Rosneft reported that the 19.5 per cent stake that was sold in December 2016 in the course of privatization to Qatar sovereign wealth fund QIA and a swiss trader, has been recently transferred to QHG Shares Pte Ltd., their joint venture company in Singapore. Meanwhile, they have also entered into a major oil trading contract with the Russian oil company. Lawyers think that the Singapore jurisdiction was chosen first and foremost based on the advantages of the tax regime.
QHG Shares Pte Ltd (jointly owned by QIA of Qatar and Glencore), a company registered in Singapore, has received a right to manage 19.5 per cent stake in Rosneft. By the way, Glencore Singapore Pte Ltd., which is Glencore’s Singapore subsidiary, is its neighbor in Millenia Tower. Yesterday Rosneft also reported on a major deal on oil delivery with QHG Trading, another joint venture of the two investors. The contract has taken effect since 1 January 2017 and will be in force for 5 years, with the oil volumes being between 4,5 million and 11 million tons a year in the seller’s option. Rosneft’s Board of Directors, as it turned out, approved this deal as early as on 7 December, on the day when Igor Sechin announced the privatization of the company at the meeting with President Vladimir Putin.

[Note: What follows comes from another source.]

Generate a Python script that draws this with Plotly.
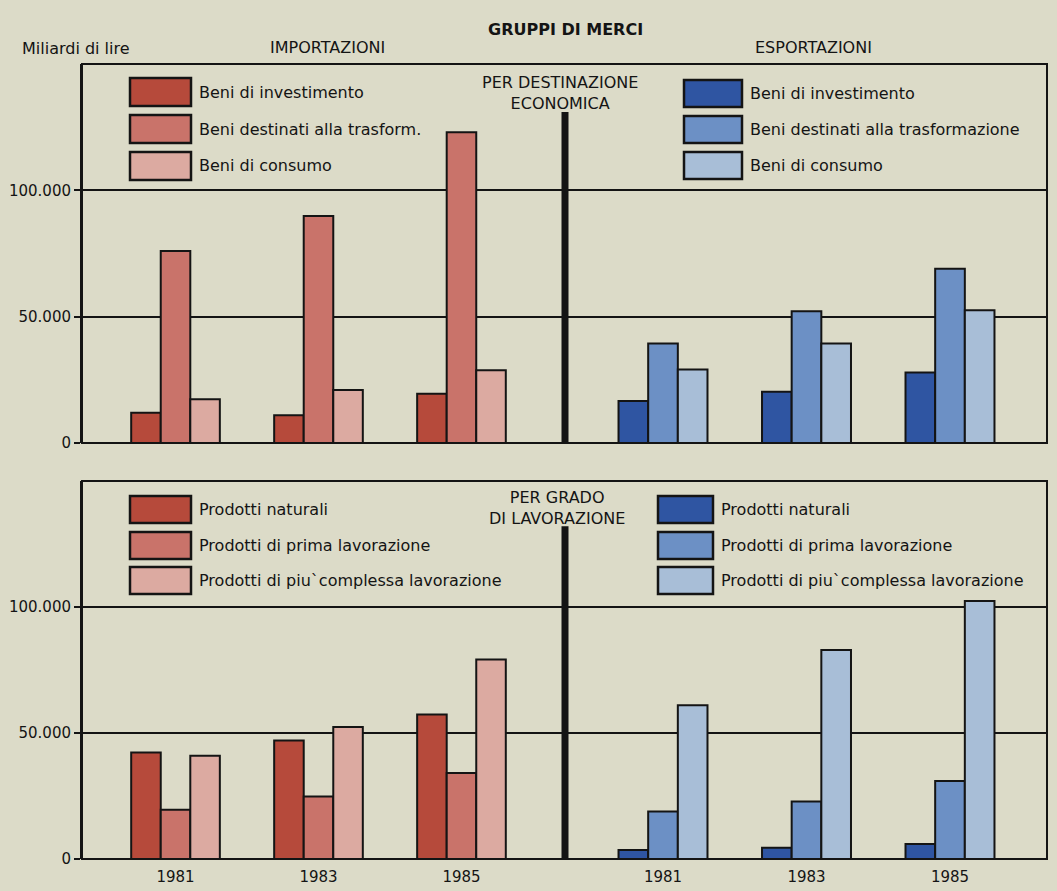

The oil deal was an addition to the purchase by QIA and Glencore of the stake in Rosneft for 692 billion Rubles (10.2 billion Euros). According to official information, Glencore and QIA have invested altogether 2.8 billion Euros, while the remaining amount has been provided by Intesa Bank of Italy and a number of Russian banks. On the date of announcement the deal was still in process, but on 3 January Glencore reported that they have closed the deal. Kommersant’s sources in the industry note that the new investors in Rosneft have not only attained favorable conditions for financing the deal, but also secured some of their own terms, such as the increase of minimal dividends from 25 to 35 per cent of the net profits (IFRS) and tax benefits for Samotlor oil field (though there is no final decision on the latter).
Mikhail Ilin, partner at S&K Vertical Law Firm, says that such deals always require preliminary audit and then investors take their decisions. "This is the issue of the movement of profits of the final destination for financial returns. It appears that the audit of this specific transaction showed that for an investment of the given volume the most peaceful haven, i.e. the country with the most favorable tax regime, would be Singapore", - Mr. Ilin said. According to him, the country is usually selected based on the tax benefits related to the distribution of profits, dividends and loans between the investor and its subsidiary, which is in this case a Russian company.